The analogy rankles some in soccer because it's imprecise, but yes, think of the league as being American pro soccer's top minor league, pretty much akin in status to Triple-A baseball.

What's imprecise about that?

The A-League is, in world soccer parlance, a "second-division" league, meaning subordinate to the "first-division" MLS in terms of player pay, quality of players, stadium size, financial backing, and recognition by FIFA, soccer's world-governing entity.

That doesn't mean that A-League soccer is a poor product. In fact, several A-League teams have beaten MLS teams in U.S. Open Cup competition the past three seasons.
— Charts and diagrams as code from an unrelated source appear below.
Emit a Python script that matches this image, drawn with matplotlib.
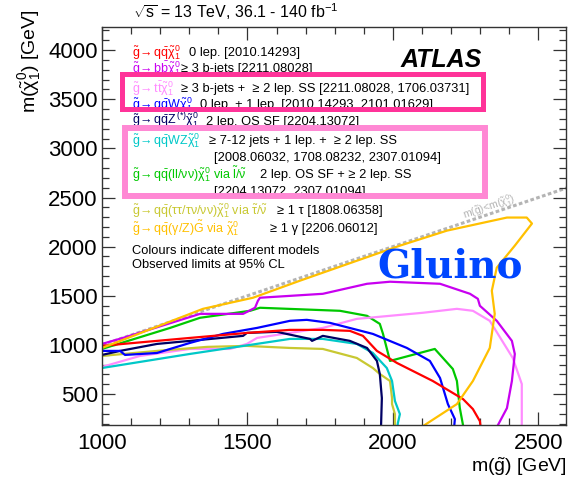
import matplotlib
matplotlib.use("Agg")
import matplotlib.pyplot as plt
from matplotlib.patches import Rectangle
from matplotlib.ticker import MultipleLocator

plt.rcParams['font.family'] = ['Liberation Sans', 'DejaVu Sans']
plt.rcParams['mathtext.fontset'] = 'custom'
plt.rcParams['mathtext.rm'] = 'Liberation Sans'
plt.rcParams['mathtext.it'] = 'Liberation Sans'
plt.rcParams['mathtext.bf'] = 'Liberation Sans:bold'

# ---------------- data (m(gluino), m(chi10)) in GeV ----------------
qq_mg   = [1000, 1072, 1302, 1498, 1646, 1759, 1852, 1897, 1945, 2014, 2137, 2241, 2275, 2299, 2302]
qq_mchi = [990, 1010, 1071, 1122, 1153, 1153, 1143, 1092, 939, 816, 633, 449, 347, 224, 150]

bb_mg   = [1000, 1072, 1337, 1485, 1526, 1536, 1543, 1759, 1911, 1990, 2162, 2265, 2292, 2299, 2357, 2409, 2419, 2409, 2392, 2361, 2355]
bb_mchi = [1010, 1071, 1316, 1316, 1378, 1449, 1480, 1520, 1622, 1643, 1622, 1520, 1469, 1398, 1245, 1041, 908, 633, 357, 184, 150]

tt_mg   = [1000, 1131, 1302, 1440, 1498, 1533, 1646, 1759, 1876, 2103, 2220, 2275, 2333, 2412, 2443, 2443]
tt_mchi = [776, 888, 959, 959, 1010, 1071, 1122, 1173, 1265, 1327, 1367, 1347, 1245, 867, 602, 150]

qqW_mg   = [1000, 1062, 1079, 1189, 1302, 1416, 1533, 1646, 1704, 1784, 1931, 2048, 2127, 2162, 2189, 2213, 2210]
qqW_mchi = [939, 939, 898, 918, 1020, 1112, 1173, 1245, 1255, 1224, 1112, 969, 837, 663, 398, 245, 150]

qqZ_mg   = [1000, 1062, 1189, 1302, 1485, 1498, 1601, 1715, 1722, 1759, 1852, 1911, 1945, 1955, 1962, 1959]
qqZ_mchi = [898, 939, 1010, 1041, 1092, 1122, 1133, 1061, 1041, 1092, 1041, 969, 837, 704, 459, 150]

qqWZ_mg   = [1000, 1302, 1646, 1759, 1876, 1931, 1979, 1997, 2007, 2024, 2017, 2015]
qqWZ_mchi = [765, 908, 1061, 1061, 1010, 918, 765, 633, 429, 296, 204, 150]

qqll_mg   = [1000, 1234, 1337, 1509, 1543, 1818, 1911, 1955, 1966, 1990, 2144, 2206, 2220, 2230, 2241, 2243]
qqll_mchi = [959, 1173, 1276, 1347, 1378, 1347, 1296, 1214, 1112, 837, 959, 755, 633, 357, 184, 150]

qqtau_mg   = [1000, 1189, 1361, 1498, 1646, 1759, 1876, 1931, 1955, 1990, 1997, 1997, 2007, 2007]
qqtau_mchi = [888, 939, 980, 990, 969, 959, 867, 765, 704, 633, 459, 398, 296, 150]

gmsb_mg   = [1000, 1347, 1519, 1680, 2024, 2186, 2392, 2460, 2478, 2419, 2357, 2340, 2350, 2333, 2275, 2220, 2103, 2080]
gmsb_mchi = [969, 1367, 1480, 1653, 2010, 2163, 2296, 2296, 2235, 2010, 1786, 1551, 1316, 969, 633, 398, 173, 150]

diag = [1000, 2700]

series = [
    (qqll_mg, qqll_mchi, '#00c800'),
    (tt_mg, tt_mchi, '#ff8cff'),
    (bb_mg, bb_mchi, '#c800f0'),
    (qqtau_mg, qqtau_mchi, '#c8c832'),
    (qqWZ_mg, qqWZ_mchi, '#00c8c8'),
    (qqZ_mg, qqZ_mchi, '#000064'),
    (qqW_mg, qqW_mchi, '#0000ff'),
    (qq_mg, qq_mchi, '#ff0000'),
    (gmsb_mg, gmsb_mchi, '#ffc000'),
]

# legend entries: (model text, description, colour)
legend_rows = [
    (r'$\tilde{g}\!\rightarrow q\bar{q}\tilde{\chi}^{0}_{1}$', '0 lep. [2010.14293]', '#ff0000'),
    (r'$\tilde{g}\!\rightarrow b\bar{b}\tilde{\chi}^{0}_{1}$', '≥ 3 b-jets [2211.08028]', '#c800f0'),
    (r'$\tilde{g}\!\rightarrow t\bar{t}\tilde{\chi}^{0}_{1}$', '≥ 3 b-jets +  ≥ 2 lep. SS [2211.08028, 1706.03731]', '#ff8cff'),
    (r'$\tilde{g}\!\rightarrow q\bar{q}W\tilde{\chi}^{0}_{1}$', '0 lep. + 1 lep. [2010.14293, 2101.01629]', '#0000ff'),
    (r'$\tilde{g}\!\rightarrow q\bar{q}Z^{(*)}\tilde{\chi}^{0}_{1}$', '2 lep. OS SF [2204.13072]', '#000064'),
    (r'$\tilde{g}\!\rightarrow q\bar{q}WZ\tilde{\chi}^{0}_{1}$', '≥ 7-12 jets + 1 lep. +  ≥ 2 lep. SS', '#00c8c8'),
    (None, '[2008.06032, 1708.08232, 2307.01094]', None),
    (r'$\tilde{g}\!\rightarrow q\bar{q}(ll/\nu\nu)\tilde{\chi}^{0}_{1}$ via $\tilde{l}/\tilde{\nu}$', '2 lep. OS SF + ≥ 2 lep. SS', '#00c800'),
    (None, '[2204.13072, 2307.01094]', None),
    (r'$\tilde{g}\!\rightarrow q\bar{q}(\tau\tau/\tau\nu/\nu\nu)\tilde{\chi}^{0}_{1}$ via $\tilde{\tau}/\tilde{\nu}$', '≥ 1 τ [1808.06358]', '#c8c832'),
    (r'$\tilde{g}\!\rightarrow q\bar{q}(\gamma/Z)\tilde{G}$ via $\tilde{\chi}^{0}_{1}$', '≥ 1 γ [2206.06012]', '#ffc000'),
]

# ---------------- figure ----------------
W, H = 571, 480
fig = plt.figure(figsize=(W / 100, H / 100), dpi=100)
ax = fig.add_axes([102 / W, 1 - 425 / H, (566 - 102) / W, (425 - 27) / H])

ax.plot(diag, diag, color='#b4b4b4', lw=2.2, ls=(0, (1.2, 0.8)), zorder=1)
for xs, ys, c in series:
    ax.plot(xs, ys, color=c, lw=1.6, zorder=2, solid_joinstyle='round')

ax.set_xlim(1000, 2595)
ax.set_ylim(185, 4235)
ax.xaxis.set_major_locator(MultipleLocator(500))
ax.xaxis.set_minor_locator(MultipleLocator(100))
ax.yaxis.set_major_locator(MultipleLocator(500))
ax.yaxis.set_minor_locator(MultipleLocator(100))
ax.tick_params(which='both', direction='in', top=True, right=True, width=0.9, color='#333333')
ax.tick_params(which='major', length=9.5, labelsize=16)
ax.tick_params(which='minor', length=5)
ax.tick_params(axis='x', which='major', pad=6)
ax.tick_params(axis='y', which='major', pad=3)
for s in ax.spines.values():
    s.set_linewidth(1.0)
    s.set_color('#333333')


def P(x, y):
    return (x / W, 1 - y / H)


fig.text(*P(567, 472), r'm($\tilde{g}$) [GeV]', ha='right', va='baseline', fontsize=14)
fig.text(*P(30, 9), r'm($\tilde{\chi}^{0}_{1}$) [GeV]', ha='center', va='top', rotation=90, fontsize=14)
fig.text(*P(133, 18), r'$\sqrt{\mathrm{s}}$ = 13 TeV, 36.1 - 140 fb$^{-1}$', ha='left', va='baseline', fontsize=11.5)

fig.text(*P(482, 67), 'ATLAS', ha='right', va='baseline', fontsize=18, fontweight='bold',
         fontstyle='italic')

# legend text
row_y = [56, 72, 92, 108, 125, 144, 161, 178, 195, 214, 232]
desc_x = [189, 181, 181, 200, 206, 209, 214, 260, 214, 277, 270]
for (model, desc, col), y, dx in zip(legend_rows, row_y, desc_x):
    if model is not None:
        fig.text(*P(132, y), model, color=col, ha='left', va='baseline', fontsize=9)
    fig.text(*P(dx, y), desc, color='black', ha='left', va='baseline', fontsize=9.3)

fig.text(*P(132, 254), 'Colours indicate different models', ha='left', va='baseline', fontsize=9.3)
fig.text(*P(132, 268), 'Observed limits at 95% CL', ha='left', va='baseline', fontsize=9.3)

# highlight boxes
fig.add_artist(Rectangle(P(121.5, 108.5), (482.5 - 121.5) / W, (108.5 - 73.5) / H,
                         transform=fig.transFigure, fill=False, ec='#ff3399', lw=3.6, zorder=5))
fig.add_artist(Rectangle(P(125, 196), (485 - 125) / W, (196 - 128) / H,
                         transform=fig.transFigure, fill=False, ec='#ff88d4', lw=4.3, zorder=5))

ax.text(2330, 2395, r'm($\tilde{g}$)<m($\tilde{\chi}^{0}_{1}$)', color='#b4b4b4', fontsize=7.5,
        rotation=18.6, ha='center', va='center', zorder=3)

fig.text(*P(450, 267), 'Gluino', color='#0046ff', fontsize=28, fontweight='bold',
         family='DejaVu Serif', ha='center', va='center', zorder=10)

fig.savefig('out.png', dpi=100)
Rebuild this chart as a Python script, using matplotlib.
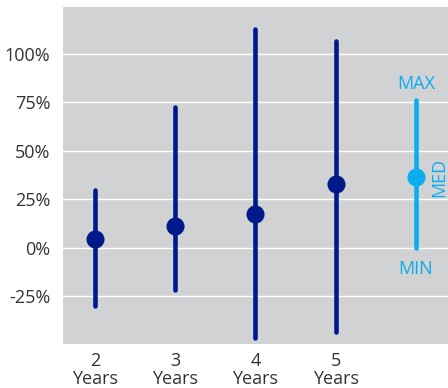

Last season's top MLS scorer, the Columbus Crew's Stern John, was the previous season's top A-League scorer with the New Orleans Storm. Some A-League players, such as the Mania's Clint Peay, have played in the MLS.

Like Triple-A baseball players, A-League players want to get to "The Show," its larger paychecks, as well as a shot at international competition.

The biggest difference between baseball's minor-league setup and soccer's is that major-league baseball teams own all the players and can pretty much move players as they please. Not so in soccer.

First-division MLS's dozen teams have "affiliations" with A-League teams, meaning they may send players down for experience, rehabilitation, or for other reasons. The Mania is affiliated with D.C. United and the Columbus Crew. But A-League teams find and contract with their own players. They can sell and trade their players' contracts.

Where do the players come from, and what do they make?

Typical of most A-League teams, about half the Mania's players have local ties, either through birth or schooling. But others are seeking playing opportunities, several come from the Caribbean, one is from England, another from France.

Mania coach Daryl Gee was the first of many Howard County standouts in the sport, signing and playing for the old New York Cosmos right out of Oakland Mills High School. Bill Stara, his assistant, is a former pro goalkeeper who has won national attention as a highly successful Howard County high school coach.

Team officials won't talk about pay. But it's safe to say no one gets rich in the A-League, owners included, although a living can be made.

Sometimes I hear about the USISL, or more recently the USL, in conjunction with the A-League. What's that about?

United Soccer Leagues, or USL, is a new, simpler name for the former United Systems of Independent Soccer Leagues. The USL owns the A-League, the third-division, semipro D3 Pro League, a developmental league for college-age players, the semipro W-League for women, and the I-League, a small indoor league.